Angestellter "des Lehramts am Freien katholischen Gymnasium im Bildungszentrum St. Konrad in Ravensburg" ist er zuvor gewesen. Selbstverständlich katholisch. Selbstverständlich. Wer will daran zweifeln. Niemand. Merkt man doch sofort, wie er Gottes Nächstenliebe vor der vom Teufel hervorgerufenen Lasterhaftigkeit verteidigt. Schwule? Die mochte nicht mal Jesus. Vor allem: fünf Kinder hat er. Nein, nicht Jesus. Schockenhoff. Fünf! Alles auf der Website des Bundestages nachzulesen. Da können sogar die meisten Heteros nicht mithalten. Von Beck ganz zu schweigen. Der müßte deswegen vor Neid erblassen. Tut er aber nicht. Naja, was ist von so einem schon zu erwarten.

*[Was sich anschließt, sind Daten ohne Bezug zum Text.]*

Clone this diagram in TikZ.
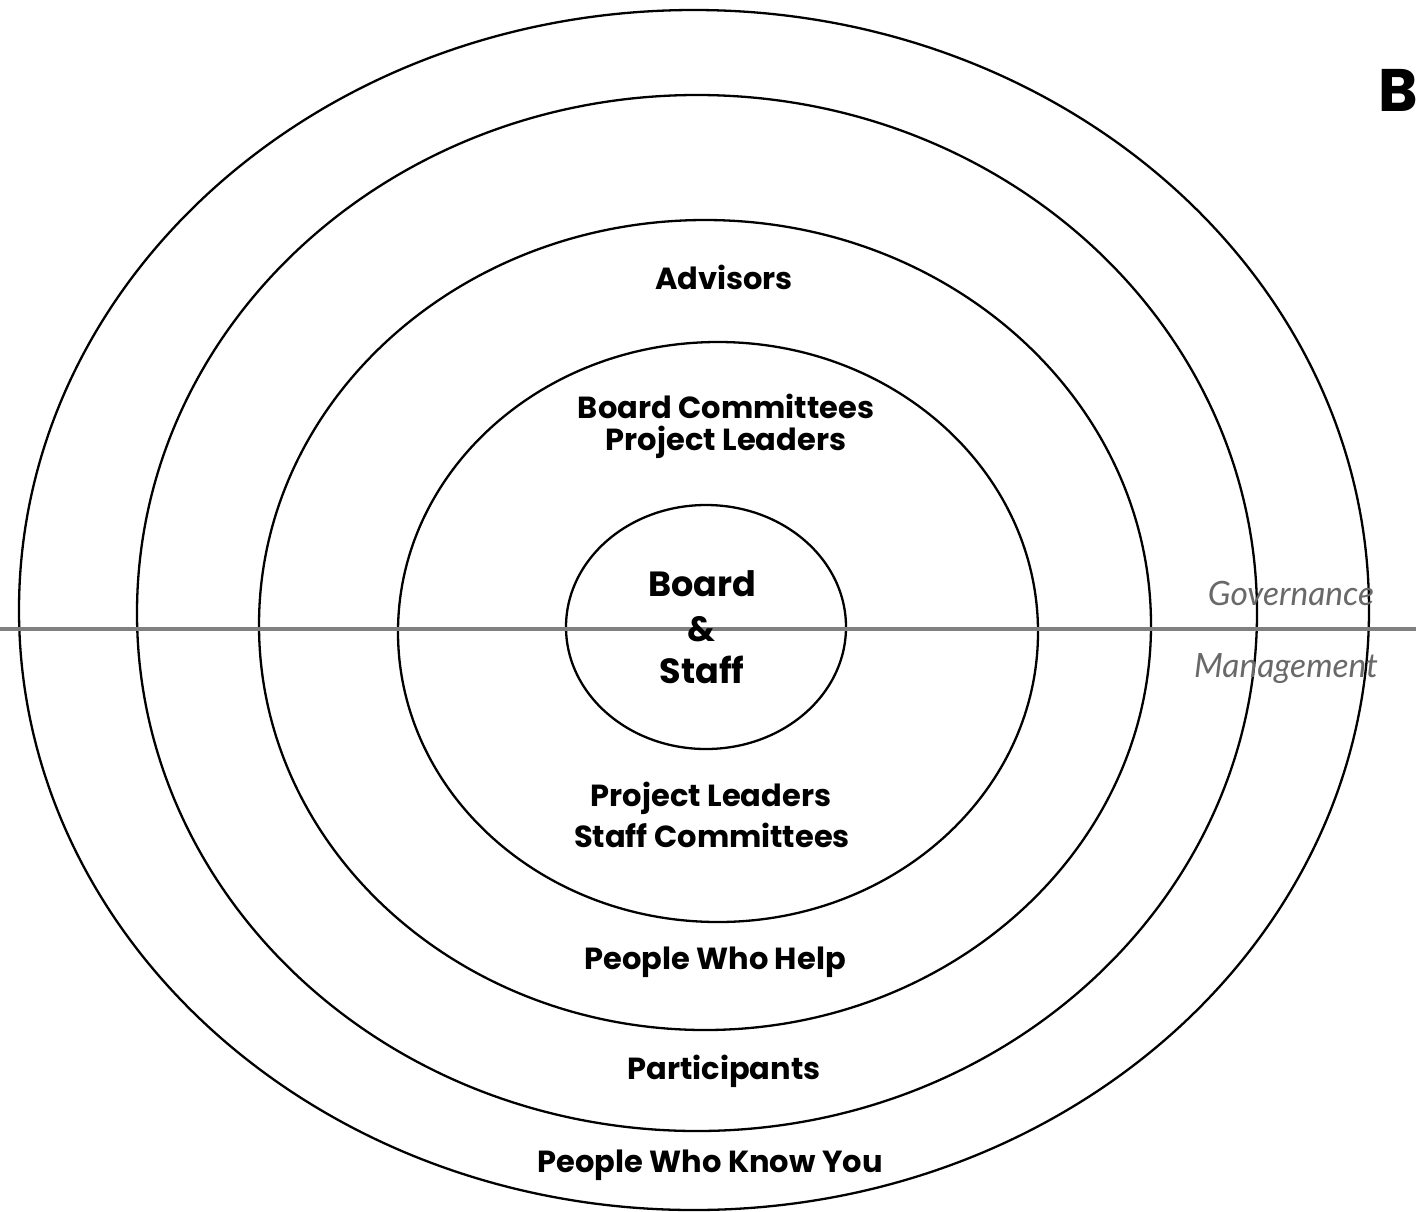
\documentclass[tikz,border=0pt]{standalone}
\usepackage{fontspec}
\setmainfont{Lato}[UprightFont=* Bold, BoldFont=* Black, ItalicFont=* Italic]
\newfontfamily\lblfont{Poppins}[UprightFont=* Bold]
\begin{document}
\begin{tikzpicture}[x=1pt,y=-1pt,
  ring/.style={draw=black,line width=2.3pt},
  lbl/.style={font=\lblfont\fontsize{30.5}{34}\selectfont,text=black,inner sep=0pt,align=center},
  big/.style={font=\lblfont\fontsize{35}{40}\selectfont},
  side/.style={font=\fontsize{33.5}{36}\selectfont\itshape,text={rgb,255:red,105;green,105;blue,105},inner sep=0pt}]
\useasboundingbox (0,0) rectangle (1416,1211);
\fill[white] (0,0) rectangle (1416,1211);
% rings
\draw[ring] (694,610) ellipse [x radius=675, y radius=600];
\draw[ring] (697,613) ellipse [x radius=560, y radius=518];
\draw[ring] (705,625) ellipse [x radius=446, y radius=405];
\draw[ring] (718,632) ellipse [x radius=320, y radius=290];
\draw[ring] (706,627) ellipse [x radius=140, y radius=122];
% divider
\coordinate (lineW) at (0,629);
\coordinate (lineE) at (1416,629);
\draw[line width=4pt,draw={rgb,255:red,128;green,128;blue,128}] (lineW) -- (lineE);
% labels
\node[lbl] (adv) at (724,277) {Advisors};
\node[lbl] (bc) at (726,406) {Board Committees};
\node[lbl] (pl1) at (726,442) {Project Leaders};
\node[lbl,big] (board) at (702,584) {Board};
\node[lbl,big] (amp) at (701,629) {\&};
\node[lbl,big] (staff) at (702,670) {Staff};
\node[lbl] (pl2) at (711,798) {Project Leaders};
\node[lbl] (sc) at (712,835) {Staff Committees};
\node[lbl] (pwh) at (715,962) {People Who Help};
\node[lbl] (part) at (724,1071) {Participants};
\node[lbl] (pwky) at (710,1165) {People Who Know You};
\node[side] (gov) at (1291,593) {Governance};
\node[side] (man) at (1286,669) {Management};
\node[lbl,font=\lblfont\fontsize{60}{66}\selectfont,anchor=west] (bigb) at (1378,90) {B};
\end{tikzpicture}
\end{document}
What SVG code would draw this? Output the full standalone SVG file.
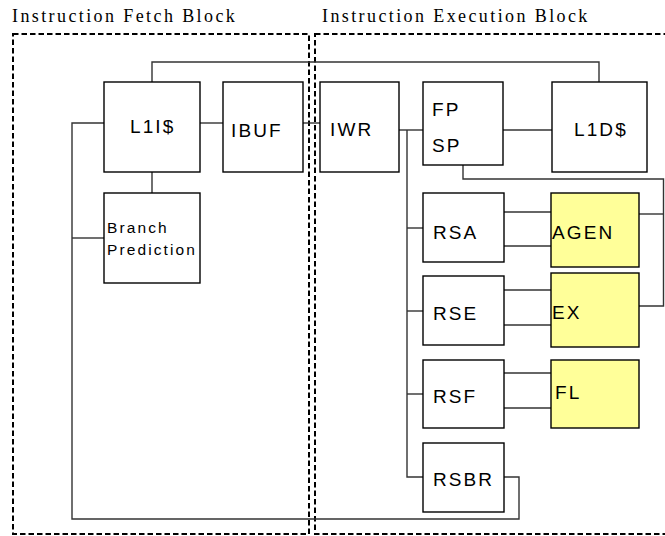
<svg xmlns="http://www.w3.org/2000/svg" width="665" height="536" viewBox="0 0 665 536">
<style>
.box{fill:#fff;stroke:#000;stroke-width:1.4}
.unit{fill:#ffff99;stroke:#000;stroke-width:1.4}
.blk{fill:none;stroke:#000;stroke-width:2;stroke-dasharray:5.5 3}
.con{fill:none;stroke:#333;stroke-width:1.4}
.lbl{font-family:"Liberation Sans",Arial,sans-serif;font-size:19px;letter-spacing:2.1px;fill:#000}
.sm{font-family:"Liberation Sans",Arial,sans-serif;font-size:15.5px;letter-spacing:2.1px;fill:#000}
.ttl{font-family:"Liberation Serif","Times New Roman",serif;font-size:18px;letter-spacing:2.4px;fill:#000}
</style>
<rect width="665" height="536" fill="#fff"/>
<g id="blocks">
<rect class="blk" x="13" y="34" width="296" height="500"/>
<rect class="blk" x="315" y="34" width="360" height="500"/>
<text class="ttl" x="12" y="22">Instruction Fetch Block</text>
<text class="ttl" x="322" y="22">Instruction Execution Block</text>
</g>
<g id="connectors">
<polyline class="con" points="152,82 152,62 599,62 599,82"/>
<line class="con" x1="200" y1="123" x2="223" y2="123"/>
<line class="con" x1="303" y1="123" x2="320" y2="123"/>
<line class="con" x1="152" y1="172" x2="152" y2="193"/>
<polyline class="con" points="104,123 72,123 72,519 519,519 519,477 504,477"/>
<line class="con" x1="72" y1="238" x2="104" y2="238"/>
<line class="con" x1="399" y1="130" x2="423" y2="130"/>
<line class="con" x1="503" y1="130" x2="552" y2="130"/>
<polyline class="con" points="407,130 407,477 423,477"/>
<line class="con" x1="407" y1="228" x2="423" y2="228"/>
<line class="con" x1="407" y1="311" x2="423" y2="311"/>
<line class="con" x1="407" y1="394" x2="423" y2="394"/>
<polyline class="con" points="463,165 463,179 663.5,179 663.5,306 639,306"/>
<line class="con" x1="639" y1="214" x2="663.5" y2="214"/>
<line class="con" x1="504" y1="212" x2="551" y2="212"/>
<line class="con" x1="504" y1="246" x2="551" y2="246"/>
<line class="con" x1="504" y1="290" x2="551" y2="290"/>
<line class="con" x1="504" y1="325" x2="551" y2="325"/>
<line class="con" x1="504" y1="373" x2="551" y2="373"/>
<line class="con" x1="504" y1="408" x2="551" y2="408"/>
</g>
<g id="L1I">
<rect class="box" x="104" y="82" width="96" height="90"/>
<text class="lbl" x="130" y="133">L1I$</text>
</g>
<g id="IBUF">
<rect class="box" x="223" y="82" width="80" height="90"/>
<text class="lbl" x="231" y="137">IBUF</text>
</g>
<g id="BranchPrediction">
<rect class="box" x="104" y="193" width="96" height="90"/>
<text class="sm" x="107" y="233">Branch</text>
<text class="sm" x="107" y="255">Prediction</text>
</g>
<g id="IWR">
<rect class="box" x="320" y="82" width="79" height="90"/>
<text class="lbl" x="330" y="136">IWR</text>
</g>
<g id="FPSP">
<rect class="box" x="423" y="82" width="80" height="83"/>
<text class="lbl" x="432" y="116">FP</text>
<text class="lbl" x="432" y="152">SP</text>
</g>
<g id="L1D">
<rect class="box" x="552" y="82" width="95" height="90"/>
<text class="lbl" x="574" y="136">L1D$</text>
</g>
<g id="RSA">
<rect class="box" x="423" y="193" width="81" height="69"/>
<text class="lbl" x="433" y="239">RSA</text>
</g>
<g id="AGEN">
<rect class="unit" x="551" y="193" width="88" height="74"/>
<text class="lbl" x="552" y="239">AGEN</text>
</g>
<g id="RSE">
<rect class="box" x="423" y="276" width="81" height="69"/>
<text class="lbl" x="433" y="320">RSE</text>
</g>
<g id="EX">
<rect class="unit" x="551" y="273" width="88" height="74"/>
<text class="lbl" x="552" y="319">EX</text>
</g>
<g id="RSF">
<rect class="box" x="423" y="360" width="81" height="68"/>
<text class="lbl" x="433" y="403">RSF</text>
</g>
<g id="FL">
<rect class="unit" x="551" y="360" width="88" height="68"/>
<text class="lbl" x="555" y="399">FL</text>
</g>
<g id="RSBR">
<rect class="box" x="423" y="443" width="81" height="69"/>
<text class="lbl" x="433" y="486">RSBR</text>
</g>
</svg>
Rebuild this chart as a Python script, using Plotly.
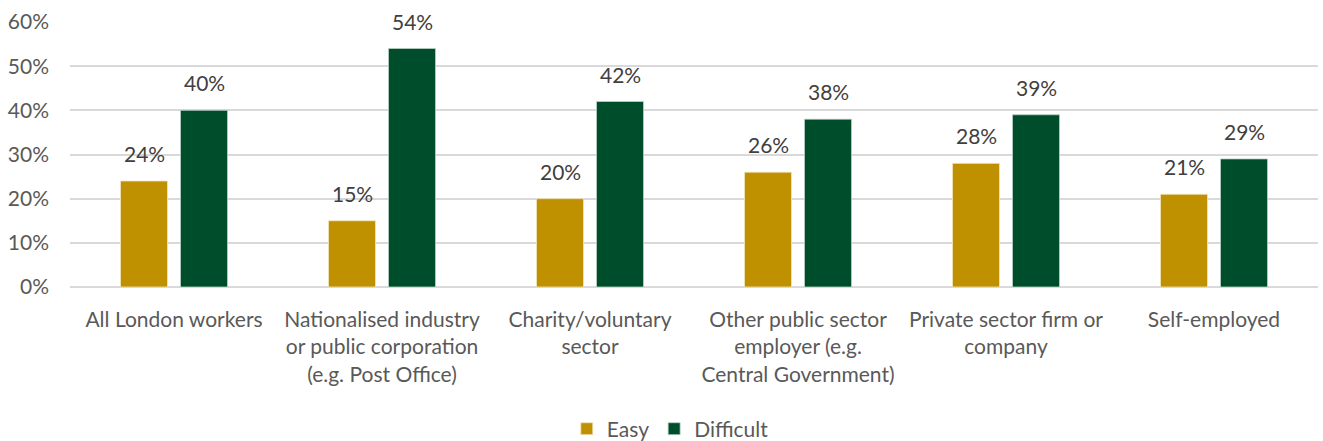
import plotly.graph_objects as go

categories = [
    "All London workers",
    "Nationalised industry<br>or public corporation<br>(e.g. Post Office)",
    "Charity/voluntary<br>sector",
    "Other public sector<br>employer (e.g.<br>Central Government)",
    "Private sector firm or<br>company",
    "Self-employed",
]
easy = [24, 15, 20, 26, 28, 21]
difficult = [40, 54, 42, 38, 39, 29]
tick_vals = [0, 10, 20, 30, 40, 50, 60]
tick_text = ["0%", "10%", "20%", "30%", "40%", "50%", "60%"]

FONT = "Lato, 'Open Sans', sans-serif"
FS = 21

fig = go.Figure()
fig.add_trace(go.Bar(
    name="Easy", x=categories, y=easy,
    marker=dict(color="#BF9000", line=dict(color="#F2E6C0", width=0.8)),
))
fig.add_trace(go.Bar(
    name="Difficult", x=categories, y=difficult,
    marker=dict(color="#004D2C", line=dict(color="#B8D0C4", width=0.8)),
))

# value labels above each bar, offset to sit over its bar in the group
for vals, shift in ((easy, -30), (difficult, 30)):
    for cat, v in zip(categories, vals):
        fig.add_annotation(
            x=cat, y=v, xref="x", yref="y", text=f"{v}%",
            showarrow=False, xshift=shift, yshift=13, yanchor="bottom",
            font=dict(family=FONT, size=FS, color="#404040"),
        )

fig.update_layout(
    width=1323, height=441,
    margin=dict(l=70, r=5, t=22, b=154, autoexpand=False),
    paper_bgcolor="white", plot_bgcolor="white",
    barmode="group", bargap=0.423, bargroupgap=0.217,
    font=dict(family=FONT, size=FS, color="#595959"),
    showlegend=True,
    legend=dict(orientation="h", x=0.481, xanchor="center", y=-0.536, yanchor="middle",
                font=dict(size=FS, color="#595959"), itemwidth=30, traceorder="normal"),
    xaxis=dict(showline=False, ticks="", tickfont=dict(size=FS, color="#595959"),
               ticklabelstandoff=18, automargin=False),
    yaxis=dict(range=[0, 60], tickvals=tick_vals, ticktext=tick_text,
               showgrid=True, gridcolor="#D9D9D9", gridwidth=1.5,
               zeroline=True, zerolinecolor="#D9D9D9", zerolinewidth=1.5,
               tickfont=dict(size=FS, color="#595959"), ticklabelstandoff=20,
               automargin=False),
)

fig.write_html("out.html")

Schockenhoff zeigt, was Manneskraft bewirken kann. Ho, ho, ho. Und wie man die Rentenversicherung rettet. Ach, hätten wir doch mehr von seiner Sorte. Dann gäbe es kein demographisches Problem und keinen Ärger mit Leuten, die der deutschen Leitkultur von Natur aus - igitt, igitt - ablehnend gegenüberstehen. Waren die fünfziger Jahre des vergangenen Jahrhunderts nicht die goldenen Jahre des Wirtschaftswunders? Rückbesinnung tut also not. Vor allem moralisch. Bestimmt sind an den mageren Wachstumsraten unserer Tage die Schwulen schuld. Und die Kommunisten. Und die Feministinnen. Überhaupt, dieser ganze ekelerregende Sittenverfall... Wenn einer das christliche Abendland verteidigt, dann Andreas Schockenhoff. Unser Fels in der Brandung der Sündhaftigkeit.

(Muß ich meinem Text jetzt wirklich "Achtung: Ironie!" hinzufügen?)